Stated goal>
Retype only what runs from the first line of the listing to the line holding "var bestGain = [1.1, 5.1, 3.7, 3.4, 5.6];", both included. Do not retype the pictures.

Working data>
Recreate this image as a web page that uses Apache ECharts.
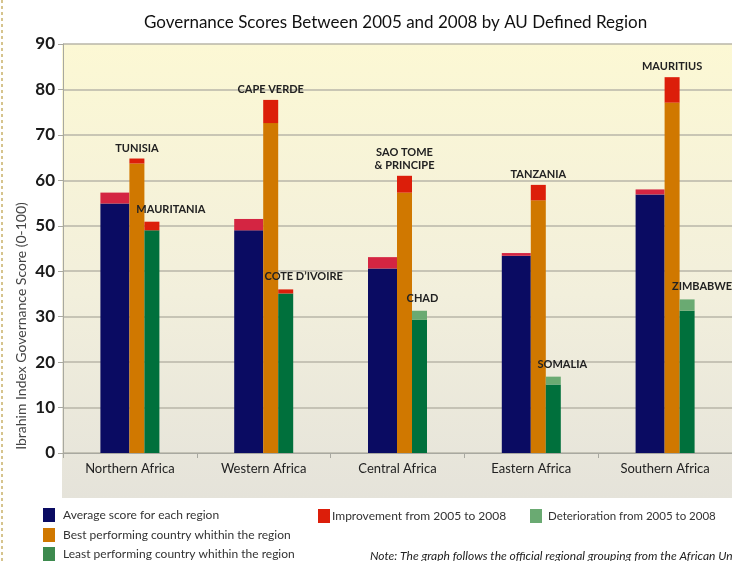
<!DOCTYPE html>
<html>
<head>
<meta charset="utf-8">
<script src="https://cdn.jsdelivr.net/npm/echarts@6/dist/echarts.min.js"></script>
<style>
  html, body { margin: 0; padding: 0; background: #fff; }
  #main { width: 732px; height: 561px; }
</style>
</head>
<body>
<div id="main"></div>
<script>
var regions = ['Northern Africa', 'Western Africa', 'Central Africa', 'Eastern Africa', 'Southern Africa'];
var yTicks = [0, 10, 20, 30, 40, 50, 60, 70, 80, 90];

// 2008 average per region and the gain since 2005
var avgScore = [54.9, 49.0, 40.6, 43.4, 56.9];
var avgGain = [2.4, 2.5, 2.5, 0.6, 1.1];

// best country per region
var bestNames = ['TUNISIA', 'CAPE VERDE', 'SAO TOME\n& PRINCIPE', 'TANZANIA', 'MAURITIUS'];
var bestScore = [63.7, 72.6, 57.3, 55.6, 77.1];
var bestGain = [1.1, 5.1, 3.7, 3.4, 5.6];

// least country per region
var leastNames = ['MAURITANIA', "COTE D\u2019IVOIRE", 'CHAD', 'SOMALIA', 'ZIMBABWE'];
var leastScore = [49.0, 35.1, 29.3, 15.1, 31.3];
var leastGain = [1.9, 0.9, '-', '-', '-'];
var leastLoss = ['-', '-', 2.0, 1.7, 2.5];

var leastShift = [19, 18, 3, 9, 15];

var NAVY = '#0a0b62', ORANGE = '#d07800', GREEN = '#00703c';
var RED = '#dc1e0a', CRIMSON = '#d42542', LIGHTGREEN = '#6aaa72';
var FONT = 'Lato';

var nameLabel = {
  show: true,
  position: 'top',
  distance: 4,
  color: '#222',
  fontFamily: FONT,
  fontWeight: 'bold',
  fontSize: 11,
  lineHeight: 13
};

function leastData(vals) {
  return vals.map(function (v, i) {
    return { value: v, label: { offset: [leastShift[i], -2] } };
  });
}

// one legend box per entry so nothing wraps
function legendItem(name, left, top, color, textPad, size) {
  var item = { name: name };
  if (color) item.itemStyle = { color: color };
  return {
    left: left, top: top,
    itemWidth: 12, itemHeight: 14,
    icon: 'rect',
    textStyle: { fontFamily: FONT, fontSize: size || 12, color: '#333', padding: [0, 0, 0, textPad] },
    data: [item]
  };
}

var chart = echarts.init(document.getElementById('main'));
var option = {
  animation: false,
  backgroundColor: '#fff',
  textStyle: { fontFamily: FONT },
  title: {
    text: 'Governance Scores Between 2005 and 2008 by AU Defined Region',
    left: 139,
    top: 9,
    textStyle: { fontFamily: FONT, fontSize: 17, fontWeight: 'normal', color: '#111' }
  },
  graphic: [
    {
      type: 'rect', z: -10, silent: true,
      shape: { x: 62, y: 44, width: 680, height: 454 },
      style: {
        fill: new echarts.graphic.LinearGradient(0, 0, 0, 1, [
          { offset: 0, color: '#fcf8d4' },
          { offset: 0.55, color: '#f2efdc' },
          { offset: 1, color: '#e5e3da' }
        ])
      }
    },
    {
      type: 'line', silent: true,
      shape: { x1: 2, y1: 0, x2: 2, y2: 561 },
      style: { stroke: '#d6c48e', lineWidth: 2, lineDash: [3, 3] }
    },
    {
      type: 'text', silent: true,
      x: 14, y: 326, rotation: Math.PI / 2,
      style: {
        text: 'Ibrahim Index Governance Score (0-100)',
        fill: '#444', font: '14px Lato', align: 'center', verticalAlign: 'top'
      }
    },
    {
      type: 'text', silent: true,
      x: 370, y: 550,
      style: {
        text: 'Note: The graph follows the official regional grouping from the African Union',
        fill: '#222', font: 'italic 12px Lato'
      }
    }
  ],
  legend: [
    legendItem('Average score for each region', 38, 503, null, 3),
    legendItem('Best performing country whithin the region', 38, 523, null, 3),
    legendItem('Least performing country whithin the region', 38, 542, '#3d8a4e', 3),
    legendItem('Improvement from 2005 to 2008', 313, 504, RED, -3),
    legendItem('Deterioration from 2005 to 2008', 525, 504, LIGHTGREEN, 1, 11.5)
  ],
  grid: { left: 63, top: 44, width: 674, height: 409 },
  xAxis: {
    type: 'category',
    data: regions,
    axisLine: { lineStyle: { color: '#a8a8a0', width: 1 } },
    axisTick: { show: true, length: 5, lineStyle: { color: '#a8a8a0' } },
    axisLabel: { color: '#222', fontFamily: FONT, fontSize: 13, margin: 9 }
  },
  yAxis: {
    type: 'value',
    min: 0, max: 90, interval: 10,
    axisLine: { show: true, lineStyle: { color: '#a8a8a0' } },
    axisTick: { show: true, length: 5, lineStyle: { color: '#a8a8a0' } },
    splitLine: { lineStyle: { color: '#b8b6a8', width: 1.5 } },
    axisLabel: {
      color: '#1a1a1a', fontFamily: FONT, fontSize: 17, fontWeight: 'bold', margin: 8,
      formatter: function (v) { return yTicks.indexOf(v) >= 0 ? String(v) : ''; }
    }
  },
  series: [
    {
      name: 'Average score for each region', type: 'bar', stack: 'avg',
      barWidth: 29, barGap: '0%', data: avgScore,
      itemStyle: { color: NAVY }
    },
    {
      name: 'Improvement from 2005 to 2008', type: 'bar', stack: 'avg',
      barWidth: 29, barGap: '0%', data: avgGain,
      itemStyle: { color: CRIMSON }
    },
    {
      name: 'Best performing country whithin the region', type: 'bar', stack: 'best',
      barWidth: 15, barGap: '0%', data: bestScore,
      itemStyle: { color: ORANGE }
    },
    {
      name: 'Improvement from 2005 to 2008', type: 'bar', stack: 'best',
      barWidth: 15, barGap: '0%', data: bestGain,
      itemStyle: { color: RED },
      label: Object.assign({}, nameLabel, {
        formatter: function (p) { return bestNames[p.dataIndex]; }
      })
    },
    {
      name: 'Least performing country whithin the region', type: 'bar', stack: 'least',
      barWidth: 15, barGap: '0%', data: leastScore,
      itemStyle: { color: GREEN }
    },
    {
      name: 'Improvement from 2005 to 2008', type: 'bar', stack: 'least',
      barWidth: 15, barGap: '0%', data: leastData(leastGain),
      itemStyle: { color: RED },
      label: Object.assign({}, nameLabel, {
        formatter: function (p) { return leastNames[p.dataIndex]; }
      })
    },
    {
      name: 'Deterioration from 2005 to 2008', type: 'bar', stack: 'least',
      barWidth: 15, barGap: '0%', data: leastData(leastLoss),
      itemStyle: { color: LIGHTGREEN },
      label: Object.assign({}, nameLabel, {
        formatter: function (p) { return leastNames[p.dataIndex]; }
      })
    }
  ]
};
chart.setOption(option);
window.addEventListener('resize', function () {
  chart.resize();
});
</script>
</body>
</html>
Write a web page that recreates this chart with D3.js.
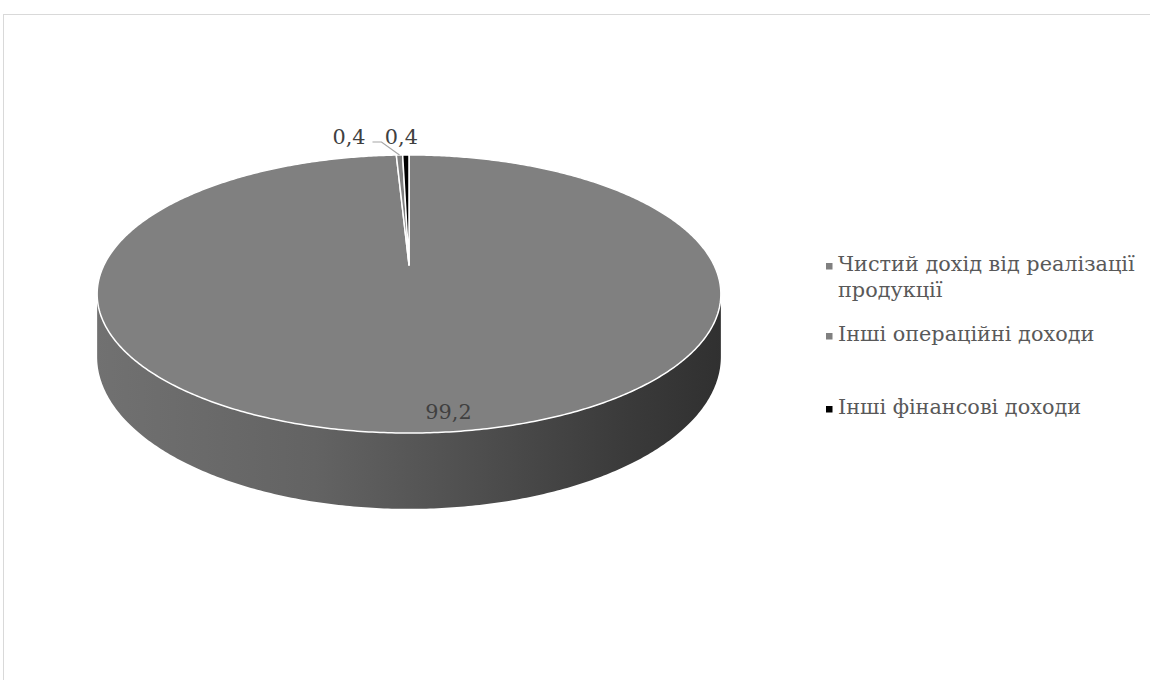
<!DOCTYPE html>
<html>
<head>
<meta charset="utf-8">
<script src="https://cdn.jsdelivr.net/npm/d3@7"></script>
<style>
  html, body { margin: 0; padding: 0; background: #fff; }
  svg { display: block; }
  text { font-family: "DejaVu Serif", "Liberation Serif", serif; }
</style>
</head>
<body>
<svg id="chart" width="1150" height="680"></svg>
<script>
// Income structure, %
const categories = [
  "Чистий дохід від реалізації продукції",
  "Інші операційні доходи",
  "Інші фінансові доходи"
];
const values = [99.2, 0.4, 0.4];
const valueLabels = ["99,2", "0,4", "0,4"];
const colors = ["#808080", "#808080", "#000000"];

const svg = d3.select("#chart");

// chart area frame
svg.append("rect")
  .attr("x", 3.5).attr("y", 14.5)
  .attr("width", 1200).attr("height", 700)
  .attr("fill", "#fff").attr("stroke", "#d9d9d9").attr("stroke-width", 1);

// 3D disc geometry (perspective-tilted)
const CX = 409, CY = 265;   // projected centre of the top face
const R = 305;              // horizontal radius
const RY = 133;             // vertical radius before perspective
const A = 0.2086;           // perspective strength
const H = 60;               // disc thickness

function proj(theta, f, z) {
  const u = f * Math.sin(theta), v = -f * Math.cos(theta);
  const s = 1 / (1 - A * v);
  return [CX + R * u * s, CY + (RY * v + z) * s];
}

const pie = d3.pie().sort(null).value(d => d)
  .startAngle(0).endAngle(2 * Math.PI);
const arcs = pie(values);

function rimPoints(a0, a1, z) {
  const n = Math.max(2, Math.ceil(Math.abs(a1 - a0) / 0.01));
  return d3.range(n + 1).map(i => proj(a0 + (a1 - a0) * i / n, 1, z));
}

const line = d3.line();

// side shading
const defs = svg.append("defs");
const grad = defs.append("linearGradient")
  .attr("id", "sideShade").attr("gradientUnits", "userSpaceOnUse")
  .attr("x1", CX - R * 1.03).attr("x2", CX + R * 1.03)
  .attr("y1", 0).attr("y2", 0);
[[0, "#717171"], [0.35, "#636363"], [0.6, "#4f4f4f"], [0.85, "#3a3a3a"], [1, "#303030"]]
  .forEach(([o, c]) => grad.append("stop").attr("offset", o).attr("stop-color", c));

// front side of the disc between silhouette angles
const thR = Math.acos(-A), thL = 2 * Math.PI - thR;
arcs.forEach(a => {
  const s0 = Math.max(a.startAngle, thR), s1 = Math.min(a.endAngle, thL);
  if (s1 <= s0) return;
  const top = rimPoints(s0, s1, 0);
  const bottom = rimPoints(s1, s0, H);
  svg.append("path")
    .attr("d", line(top.concat(bottom)) + "Z")
    .attr("fill", a.index === 0 ? "url(#sideShade)" : d3.color(colors[a.index]).darker(0.8))
    .attr("stroke", "none");
});

// top faces
svg.append("g").selectAll("path")
  .data(arcs)
  .join("path")
  .attr("d", a => line([proj(0, 0, 0)].concat(rimPoints(a.startAngle, a.endAngle, 0))) + "Z")
  .attr("fill", (a, i) => colors[i])
  .attr("stroke", "#fff")
  .attr("stroke-width", 1.5)
  .attr("stroke-linejoin", "round");

// value labels
const labelG = svg.append("g")
  .attr("font-size", 20.8).attr("fill", "#404040");

// large slice: label inside, near the front edge
{
  const a = arcs[0];
  const m = (a.startAngle + a.endAngle) / 2;
  const p = proj(m, 0.9, 0);
  labelG.append("text")
    .attr("x", p[0] + 31).attr("y", p[1] + 7)
    .attr("text-anchor", "middle")
    .text(valueLabels[0]);
}

// small slices: labels above the rim
{
  const a = arcs[1];
  const m = (a.startAngle + a.endAngle) / 2;
  const p = proj(m, 1, 0);
  labelG.append("text")
    .attr("x", p[0] - 34).attr("y", p[1] - 11)
    .attr("text-anchor", "end")
    .text(valueLabels[1]);
  svg.append("path")
    .attr("d", line([[p[0] - 27, p[1] - 13], [p[0] - 18, p[1] - 13], p]))
    .attr("fill", "none").attr("stroke", "#a6a6a6").attr("stroke-width", 1.2);
}
{
  const a = arcs[2];
  const m = (a.startAngle + a.endAngle) / 2;
  const p = proj(m, 1, 0);
  labelG.append("text")
    .attr("x", p[0] - 21).attr("y", p[1] - 11)
    .attr("text-anchor", "start")
    .text(valueLabels[2]);
}

// legend
const legendX = 826, textX = 838, maxW = 305;
const legendY = [271, 341, 414];
const legend = svg.append("g").attr("font-size", 20.8).attr("fill", "#595959");
categories.forEach((name, i) => {
  legend.append("rect")
    .attr("x", legendX).attr("y", legendY[i] - 8)
    .attr("width", 6.5).attr("height", 6.5)
    .attr("fill", colors[i]);
  const t = legend.append("text").attr("x", textX).attr("y", legendY[i]);
  // wrap words into lines that fit the legend width
  const words = name.split(" ");
  let lineWords = [], lineNo = 0;
  let span = t.append("tspan").attr("x", textX).attr("y", legendY[i]);
  words.forEach(w => {
    lineWords.push(w);
    span.text(lineWords.join(" "));
    if (span.node().getComputedTextLength() > maxW && lineWords.length > 1) {
      lineWords.pop();
      span.text(lineWords.join(" "));
      lineWords = [w];
      lineNo++;
      span = t.append("tspan").attr("x", textX)
        .attr("y", legendY[i] + lineNo * 26).text(w);
    }
  });
});
</script>
</body>
</html>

Exercise result>
Recreate this image as a web page that uses Apache ECharts.
<!DOCTYPE html>
<html>
<head>
<meta charset="utf-8">
<script src="https://cdn.jsdelivr.net/npm/echarts@6/dist/echarts.min.js"></script>
<style>
  html, body { margin: 0; padding: 0; background: #fff; }
  #main { width: 732px; height: 561px; }
</style>
</head>
<body>
<div id="main"></div>
<script>
var regions = ['Northern Africa', 'Western Africa', 'Central Africa', 'Eastern Africa', 'Southern Africa'];
var yTicks = [0, 10, 20, 30, 40, 50, 60, 70, 80, 90];

// 2008 average per region and the gain since 2005
var avgScore = [54.9, 49.0, 40.6, 43.4, 56.9];
var avgGain = [2.4, 2.5, 2.5, 0.6, 1.1];

// best country per region
var bestNames = ['TUNISIA', 'CAPE VERDE', 'SAO TOME\n& PRINCIPE', 'TANZANIA', 'MAURITIUS'];
var bestScore = [63.7, 72.6, 57.3, 55.6, 77.1];
var bestGain = [1.1, 5.1, 3.7, 3.4, 5.6];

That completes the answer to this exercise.